Know this: the guys who programmed Soul Bubbles were artists, probably the best artists on the team. We don’t know anything about their team dynamics, but we suspect they were repressed, or that they were a repressed part of the renaissance men who usually make games like these. Yet, we suspect their code inspired the whole thing. Fittingly, Eric Chahi is a fan of the game.

So these programming visionaries put up with their team’s bullstuff, and ended up with a physics engine better than any on the PS2, on the Nintendo DS. Let’s take a second to be impressed, because we owe it to them. They for whom programming was not a means to an end. They who should have just left the team and made a physics simulator, because that’s what Soul Bubbles is at its absolute best: a physics simulator from fairy land.

Where to go, from here?
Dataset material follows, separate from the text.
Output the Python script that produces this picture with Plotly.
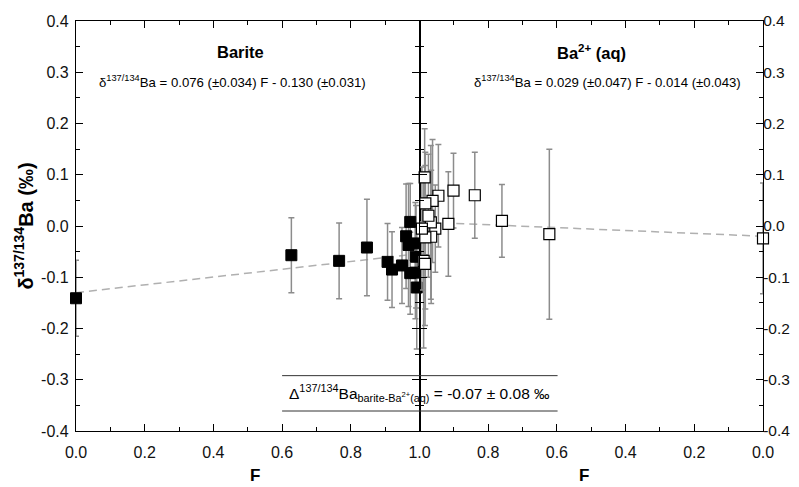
import plotly.graph_objects as go

# Barite (left panel)
F_barite = [0.0, 0.627, 0.766, 0.847, 0.907, 0.920, 0.949, 0.961, 0.968, 0.973, 0.988, 0.990, 0.973, 0.988, 0.992]
d_barite = [-0.141, -0.057, -0.068, -0.042, -0.070, -0.085, -0.077, -0.020, -0.037, 0.008, -0.034, -0.060, -0.092, -0.091, -0.120]
e_barite = [0.074, 0.073, 0.074, 0.094, 0.075, 0.074, 0.074, 0.102, 0.12, 0.075, 0.08, 0.10, 0.08, 0.09, 0.12]

# Ba2+ (aq) (right panel)
F_aq = [0.622, 0.760, 0.839, 0.901, 0.916, 0.945, 0.962, 0.954, 0.967, 0.974, 0.966, 0.985, 0.983, 0.983, 0.988, 0.984, 0.993, 0.0]
d_aq = [-0.016, 0.010, 0.060, 0.069, 0.004, 0.059, 0.049, -0.005, 0.007, 0.020, -0.021, 0.095, 0.044, -0.022, -0.068, -0.074, -0.005, -0.024]
e_aq = [0.166, 0.071, 0.084, 0.073, 0.102, 0.10, 0.12, 0.085, 0.15, 0.12, 0.13, 0.095, 0.10, 0.14, 0.17, 0.12, 0.12, 0.108]

# regression lines
fit_barite_F = [0.0, 1.0]
fit_barite_d = [-0.130, -0.054]
fit_aq_F = [0.0, 1.0]
fit_aq_d = [-0.020, 0.008]

x_ticks_left = [0.0, 0.2, 0.4, 0.6, 0.8, 1.0]
x_ticklabels_left = ["0.0", "0.2", "0.4", "0.6", "0.8", "1.0"]
x_ticks_right = [0.0, 0.2, 0.4, 0.6, 0.8]
x_ticklabels_right = ["0.0", "0.2", "0.4", "0.6", "0.8"]
y_ticks = [-0.4, -0.3, -0.2, -0.1, 0.0, 0.1, 0.2, 0.3, 0.4]
y_ticklabels = ["-0.4", "-0.3", "-0.2", "-0.1", "0.0", "0.1", "0.2", "0.3", "0.4"]

FONT = "Liberation Sans, Arial, sans-serif"
ERR_COL = "#8c8c8c"
FIT_COL = "#b0b0b0"

fig = go.Figure()

fig.add_trace(go.Scatter(x=fit_barite_F, y=fit_barite_d, mode="lines",
                         line=dict(color=FIT_COL, width=1.5, dash="8px,5px"),
                         xaxis="x", yaxis="y", showlegend=False, hoverinfo="skip"))
fig.add_trace(go.Scatter(x=fit_aq_F, y=fit_aq_d, mode="lines",
                         line=dict(color=FIT_COL, width=1.5, dash="8px,5px"),
                         xaxis="x2", yaxis="y2", showlegend=False, hoverinfo="skip"))

fig.add_trace(go.Scatter(x=F_barite, y=d_barite, mode="markers",
                         marker=dict(symbol="square", size=11, color="black",
                                     line=dict(color="black", width=1)),
                         error_y=dict(type="data", array=e_barite, color=ERR_COL,
                                      thickness=1.5, width=3),
                         cliponaxis=False, xaxis="x", yaxis="y", showlegend=False))
fig.add_trace(go.Scatter(x=F_aq, y=d_aq, mode="markers",
                         marker=dict(symbol="square", size=11, color="white",
                                     line=dict(color="black", width=1.2)),
                         error_y=dict(type="data", array=e_aq, color=ERR_COL,
                                      thickness=1.5, width=3),
                         cliponaxis=False, xaxis="x2", yaxis="y2", showlegend=False))

axis_common = dict(showline=True, linecolor="black", linewidth=1.2, mirror="ticks",
                   ticks="inside", ticklen=7, tickwidth=1.2, tickcolor="black",
                   showgrid=False, zeroline=False, automargin=False)
tick_font = dict(family=FONT, size=16, color="#111111")

# the page body has an 8px margin: figure is sized/shifted to compensate
fig.update_layout(
    width=791, height=479,
    margin=dict(l=67.5, r=35.7, t=12.7, b=56),
    paper_bgcolor="white", plot_bgcolor="white",
    xaxis=dict(domain=[0, 0.5], range=[0, 1], anchor="y",
               tickvals=x_ticks_left, ticktext=x_ticklabels_left, ticklabelstandoff=7,
               tickfont=tick_font,
               minor=dict(ticks="inside", ticklen=4, dtick=0.1, tickcolor="black", tickwidth=1),
               **axis_common),
    xaxis2=dict(domain=[0.5, 1], range=[1, 0], anchor="y2",
                tickvals=x_ticks_right, ticktext=x_ticklabels_right, ticklabelstandoff=7,
                tickfont=tick_font,
                minor=dict(ticks="inside", ticklen=4, dtick=0.1, tickcolor="black", tickwidth=1),
                **axis_common),
    yaxis=dict(range=[-0.4, 0.4], anchor="x", tickvals=y_ticks, ticktext=y_ticklabels,
               ticklabelstandoff=3, tickfont=tick_font,
               title=dict(text="<b>δ<sup>137/134</sup>Ba (‰)</b>", standoff=2,
                          font=dict(family=FONT, size=20, color="black")),
               minor=dict(ticks="inside", ticklen=4, dtick=0.05, tickcolor="black", tickwidth=1),
               **axis_common),
    yaxis2=dict(range=[-0.4, 0.4], anchor="x2", side="right", tickvals=y_ticks,
                ticktext=y_ticklabels, ticklabelstandoff=-4,
                tickfont=dict(family=FONT, size=15.5, color="#111111"),
                minor=dict(ticks="inside", ticklen=4, dtick=0.05, tickcolor="black", tickwidth=1),
                **axis_common),
)

ann = []
ann.append(dict(text="<b>Barite</b>", x=0.478, y=0.339, xref="x", yref="y", showarrow=False,
                font=dict(family=FONT, size=16.5, color="black")))
ann.append(dict(text="<b>Ba<sup>2+</sup> (aq)</b>", x=0.498, y=0.339, xref="x2", yref="y2",
                showarrow=False, font=dict(family=FONT, size=16.5, color="black")))
ann.append(dict(text="δ<sup>137/134</sup>Ba = 0.076 (±0.034) F - 0.130 (±0.031)",
                x=0.457, y=0.281, xref="x", yref="y", showarrow=False,
                font=dict(family=FONT, size=13.2, color="black")))
ann.append(dict(text="δ<sup>137/134</sup>Ba = 0.029 (±0.047) F - 0.014 (±0.043)",
                x=0.453, y=0.281, xref="x2", yref="y2", showarrow=False,
                font=dict(family=FONT, size=13.2, color="black")))
ann.append(dict(text="Δ<sup>137/134</sup>Ba<sub>barite-Ba<sup>2+</sup>(aq)</sub> = -0.07 ± 0.08 ‰",
                x=0.5, y=-0.3255, xref="paper", yref="y", showarrow=False,
                font=dict(family=FONT, size=15.5, color="black")))
ann.append(dict(text="<b>F</b>", x=0.25, y=-0.1365, xref="paper", yref="paper",
                showarrow=False, yanchor="bottom",
                font=dict(family=FONT, size=17, color="black")))
ann.append(dict(text="<b>F</b>", x=0.75, y=-0.1365, xref="paper", yref="paper",
                showarrow=False, yanchor="bottom",
                font=dict(family=FONT, size=17, color="black")))
fig.update_layout(annotations=ann)

fig.add_shape(type="line", xref="paper", yref="y", x0=0.3, x1=0.701, y0=-0.292, y1=-0.292,
              line=dict(color="#333333", width=1))
fig.add_shape(type="line", xref="paper", yref="y", x0=0.3, x1=0.701, y0=-0.361, y1=-0.361,
              line=dict(color="#333333", width=1))

fig.write_html("out.html")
Shit. This review is already almost 1,200 words long, and we are about two sevenths of the way through our notes. heck it. All you need to know is that the rest of the team just tore apart what could have been the best game on the DS. The level design is at best spectatorship — for the physics system and the beautiful 2D art — and at worst janitorial work — picking up the drearily, samily hidden collectibles. The level design could have made us use all the potential that was in the physics engine, but it wasted that potential: you can find play, find challenge, only when you take the challenge into your own hands. Wasted potential of the highest, or lowest, order.